Au Plaza Athénée, rival prestigieux du Ritz, François Delahaye, directeur général, prépare la contre-offensive: il a débloqué cent millions d’euros pour retaper le palace de l’avenue Montaigne et les deux immeubles mitoyens acquis par le Dorchester Group.
«La réouverture du Ritz sera un événement mondial, accompagné d’un buzz phénoménal: tous les médias de la planète vont être sur le coup, confie l’homme de confiance du sultan de Brunei, l’homme le plus riche du monde, propriétaire du Plaza, du Meurice, du Beverley Hills, du Richemond à Genève et du Principa di Savoia à Milan.
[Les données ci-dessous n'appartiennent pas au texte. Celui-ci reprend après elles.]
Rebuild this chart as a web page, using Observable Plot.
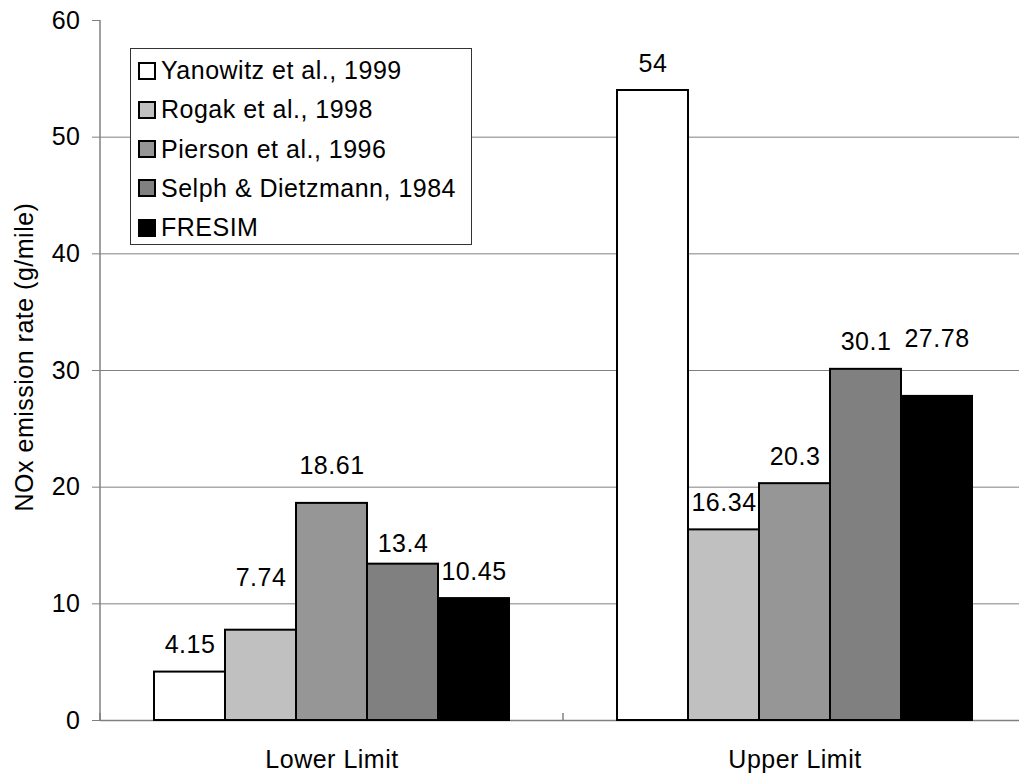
<!DOCTYPE html>
<html>
<head>
<meta charset="utf-8">
<script src="https://cdn.jsdelivr.net/npm/d3@7"></script>
<script src="https://cdn.jsdelivr.net/npm/@observablehq/plot@0.6"></script>
<style>
  html, body { margin: 0; padding: 0; background: #fff; overflow: hidden; }
  #wrap { position: relative; width: 1019px; height: 777px; overflow: hidden; }
  #wrap svg { max-width: none !important; display: block; }
  #wrap svg text { letter-spacing: 0.5px; }
  .legend {
    position: absolute; left: 130px; top: 48px; width: 342px; height: 197px;
    border: 1px solid #333; background: #fff; box-sizing: border-box;
    font-family: "Liberation Sans", Arial, sans-serif; font-size: 25px; letter-spacing: 0.5px;
    padding-top: 2px; padding-left: 7px; color: #000;
  }
  .legend .row { height: 39.25px; display: flex; align-items: center; white-space: nowrap; }
  .legend .sw { width: 14px; height: 14px; border: 2px solid #000; margin-right: 5px; flex: none; }
</style>
</head>
<body>
<div id="wrap"></div>
<script>
// ---- data ----
const categories = ["Lower Limit", "Upper Limit"];
const series = ["Yanowitz et al., 1999", "Rogak et al., 1998", "Pierson et al., 1996", "Selph & Dietzmann, 1984", "FRESIM"];
const lowerValues = [4.15, 7.74, 18.61, 13.4, 10.45];
const upperValues = [54, 16.34, 20.3, 30.1, 27.78];
const yTicks = [0, 10, 20, 30, 40, 50, 60];
const gridValues = [10, 20, 30, 40, 50];
const yLabel = "NOx emission rate (g/mile)";

// ---- styling / layout config ----
const colors = ["#ffffff", "#c0c0c0", "#969696", "#808080", "#000000"];
const FONT = "'Liberation Sans', Arial, sans-serif";
// extra lift (in y units) of labels that were moved in the original
const labelLift = {
  "Lower Limit|Rogak et al., 1998": 2.15,
  "Lower Limit|Pierson et al., 1996": 0.85,
  "Lower Limit|Selph & Dietzmann, 1984": -0.6,
  "Upper Limit|FRESIM": 2.6
};

const rows = [];
categories.forEach((c, i) => {
  const vals = i === 0 ? lowerValues : upperValues;
  series.forEach((s, j) => rows.push({category: c, series: s, value: vals[j]}));
});

const chart = Plot.plot({
  width: 1026,
  height: 777,
  marginTop: 20,
  marginBottom: 57,
  marginLeft: 100,
  marginRight: 0,
  style: {fontFamily: FONT, fontSize: "25px", background: "#fff", color: "#000"},
  fx: {domain: categories, padding: 0, label: null},
  x: {domain: series, paddingInner: 0, paddingOuter: 0.75, axis: null},
  y: {domain: [0, 60], label: null},
  color: {domain: series, range: colors},
  marks: [
    Plot.ruleY(gridValues, {stroke: "#808080", strokeWidth: 1}),
    Plot.ruleY([0], {stroke: "#808080", strokeWidth: 1.5}),
    Plot.barY(rows, {fx: "category", x: "series", y: "value", fill: "series", stroke: "#000", strokeWidth: 2}),
    Plot.text(rows, {
      fx: "category", x: "series",
      y: d => d.value + (labelLift[d.category + "|" + d.series] || 0),
      text: d => String(d.value),
      dy: -27, lineAnchor: "middle", fill: "#000", fontSize: 25
    }),
    Plot.axisY({
      ticks: yTicks, tickSize: 8, tickPadding: 12, stroke: "#808080", fill: "#000",
      fontSize: 25, label: null
    }),
    Plot.axisFx({anchor: "bottom", tickSize: 0, tickPadding: 30, label: null, fill: "#000", fontSize: 25})
  ]
});

// axis line, category-boundary ticks and y title, positioned through Plot's scales
const ys = chart.scale("y"), fxs = chart.scale("fx");
const svg = d3.select(chart);
const y0 = ys.apply(0), yTop = ys.apply(60);
const left = fxs.apply(categories[0]);
svg.append("line").attr("x1", left).attr("x2", left).attr("y1", yTop).attr("y2", y0)
  .attr("stroke", "#808080").attr("stroke-width", 1.5);
const bounds = categories.map(c => fxs.apply(c)).concat([fxs.apply(categories[categories.length - 1]) + fxs.bandwidth]);
bounds.forEach(b => {
  svg.append("line").attr("x1", b).attr("x2", b).attr("y1", y0 - 7).attr("y2", y0)
    .attr("stroke", "#808080").attr("stroke-width", 1.5);
});
svg.append("text")
  .attr("transform", `translate(33,${(yTop + y0) / 2 - 13}) rotate(-90)`)
  .attr("text-anchor", "middle")
  .attr("fill", "#000")
  .attr("font-size", 25)
  .text(yLabel);

const wrap = document.getElementById("wrap");
wrap.appendChild(chart);

// legend
const legend = document.createElement("div");
legend.className = "legend";
series.forEach((s, i) => {
  const row = document.createElement("div");
  row.className = "row";
  const sw = document.createElement("span");
  sw.className = "sw";
  sw.style.background = colors[i];
  const t = document.createElement("span");
  t.textContent = s;
  row.appendChild(sw);
  row.appendChild(t);
  legend.appendChild(row);
});
wrap.appendChild(legend);
</script>
</body>
</html>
Il s’agit de se préparer.»
En plus du Ritz new look, se profile fin 2013 l’ouverture en fanfare du Peninsula avenue Kléber, à côté du Raphaël, un mastodonte aux normes de luxe canon, dans l’esprit du fameux Peninsula de Hong Kong –six Rolls Phantom pour les clients.
Que sera le Ritz 2014? Le passé projeté dans le monde moderne, le croisement complexe de la tradition et de la modernité, des rideaux en drapé et le système Wifi –un palais hors normes?
Selon Franck Klein, l’homme de confiance de Mohamed Al-Fayed depuis près d’un quart de siècle, rien dans les gigantesques travaux à venir cet été –la technologie complexe des coulisses, la climatisation ici et là, la salle des machines de la piscine, l’agrandissement de certaines chambres muées en suites, la véranda nouvelle de l’Espadon sur le jardin limitrophe du Ministère de la Justice– tout cela n’affectera en rien l’âme du Ritz, «la légende inséparable des palaces dont elle est le cœur et le sens» (Jean d’Ormesson in Palaces Flammarion 1984). N’oublions pas que le Ritz est un monument historique à la façade majestueuse classée de l’architecte Charles Frédéric Mewès. Le respect du monument est à la base de la rénovation.
Une histoire s’achève place Vendôme dans la nostalgie proustienne, une autre s’ébauche énigmatique, mystérieuse: ce sera le Ritz du XXIe siècle tel que l’éternité ne le changera pas.